Scala is a well-known compiled language that makes the executable code work with speed. It has a static type of system, which makes it compatible with Java frameworks and libraries. Its capability of big data-powered applications can carry a huge amount of data. The strong backend language can support a massive flow of data.
Scala offers competitive functionalities through its MLLIB library and enables developers an effective way of developing, designing, and deploying machine learning algorithms by leveraging Spark competencies along with other big data tools and technologies.
The choice of language
The choice of language depends upon the project you are working on — your application area. For instance, machine learning scientists working on sentiment analysis or network security prefer Python. Prototyping, scientific computing, and data science tasks also use Python.

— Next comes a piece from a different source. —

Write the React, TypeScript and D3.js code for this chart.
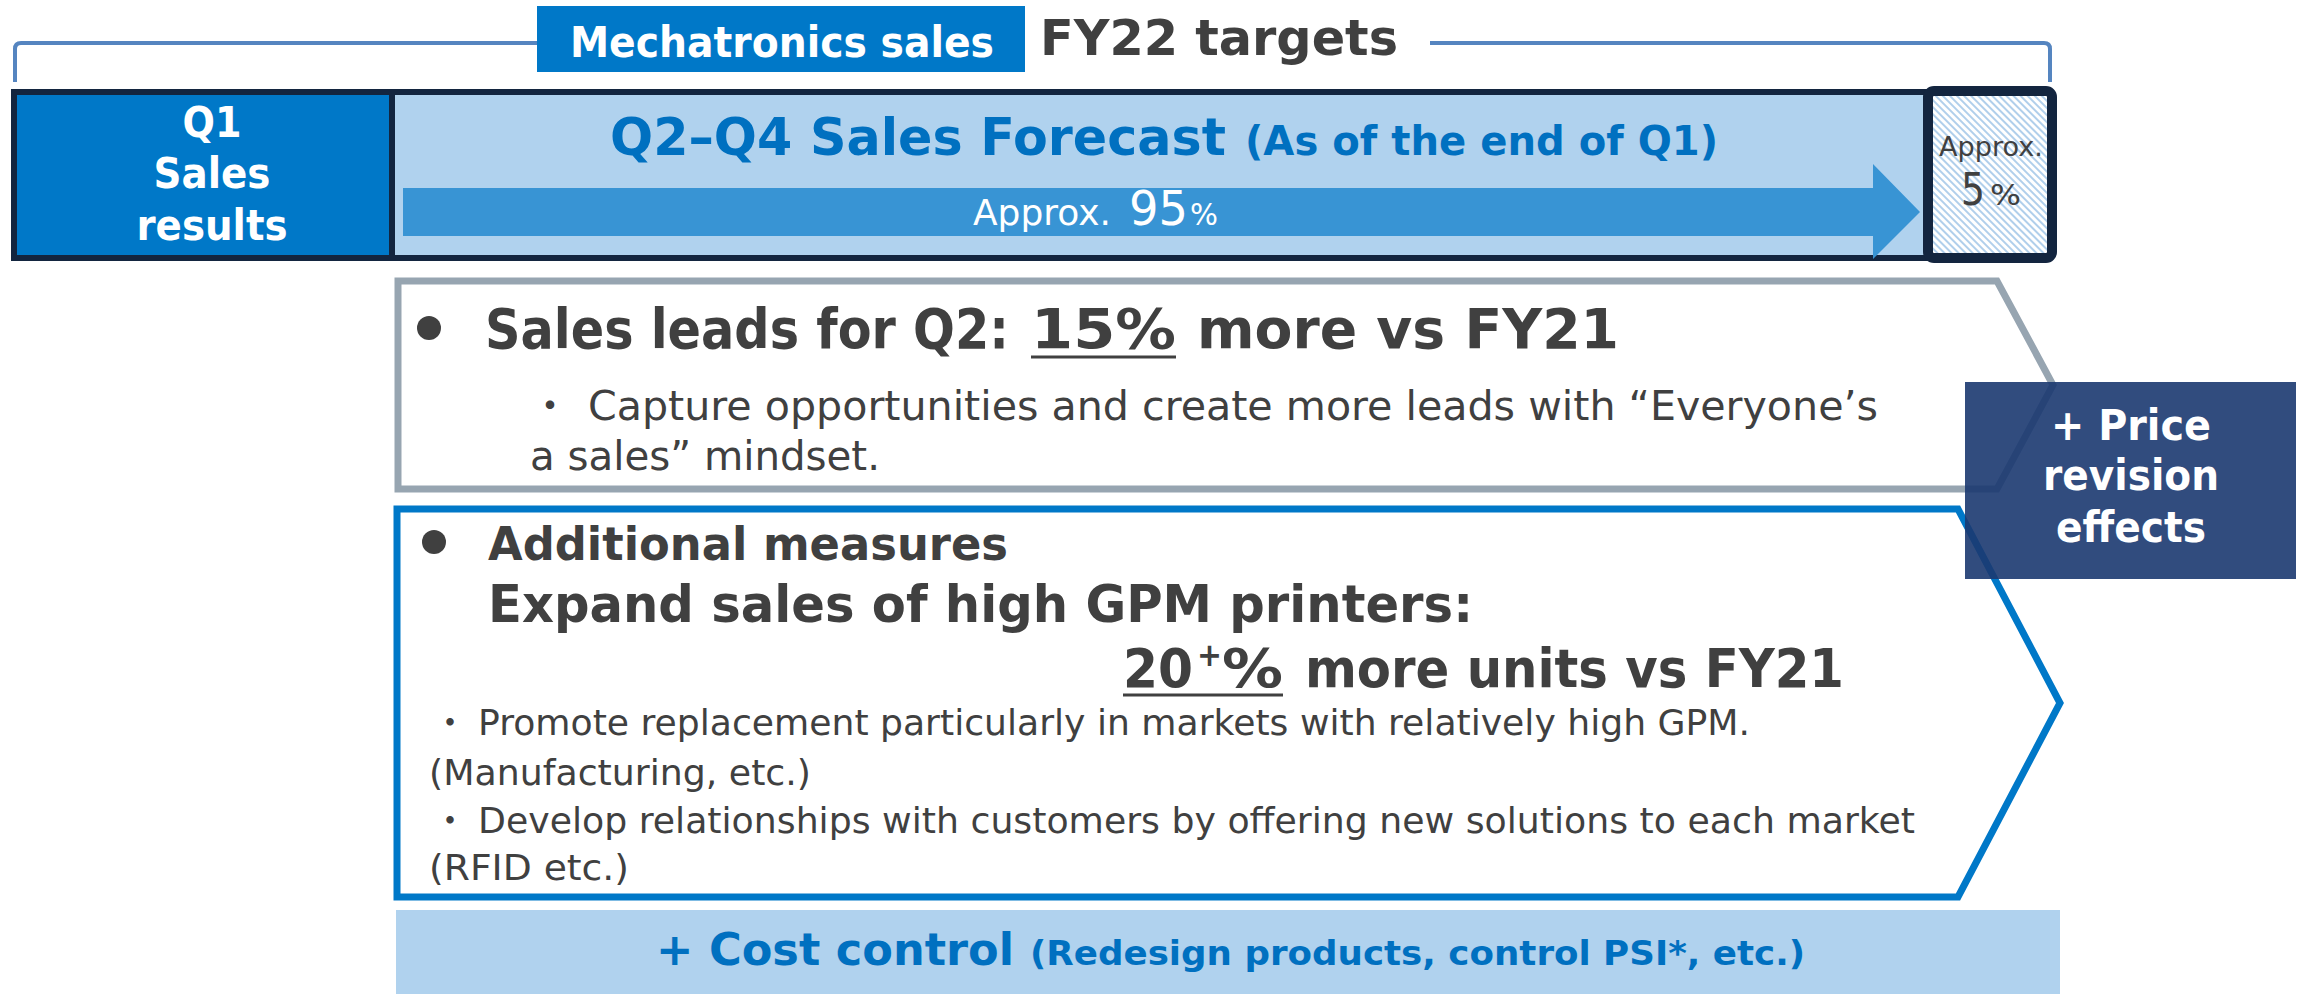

Java is prioritized for applications related to cyber attacks and fraud detection, or less enterprise-driven applications such as NLP and sentiment analysis. Java is used in various data science processes such as data cleaning, data importation and exportation, statistical analysis, deep learning, and data visualization.
Artificial Intelligence in games and robot locomotion are areas where C/C++ is favored because of control, high performance, and efficiency. R is highly prioritized in application areas such as bioengineering, bioinformatics, or sentiment analysis.
Conclusion
The best language will thus depend on various factors. Ultimately you must learn a couple of languages and use the one you are most comfortable with or deem fit for the job at hand. With many languages and frameworks to choose from, you are sure to see your output high with machine learning projects.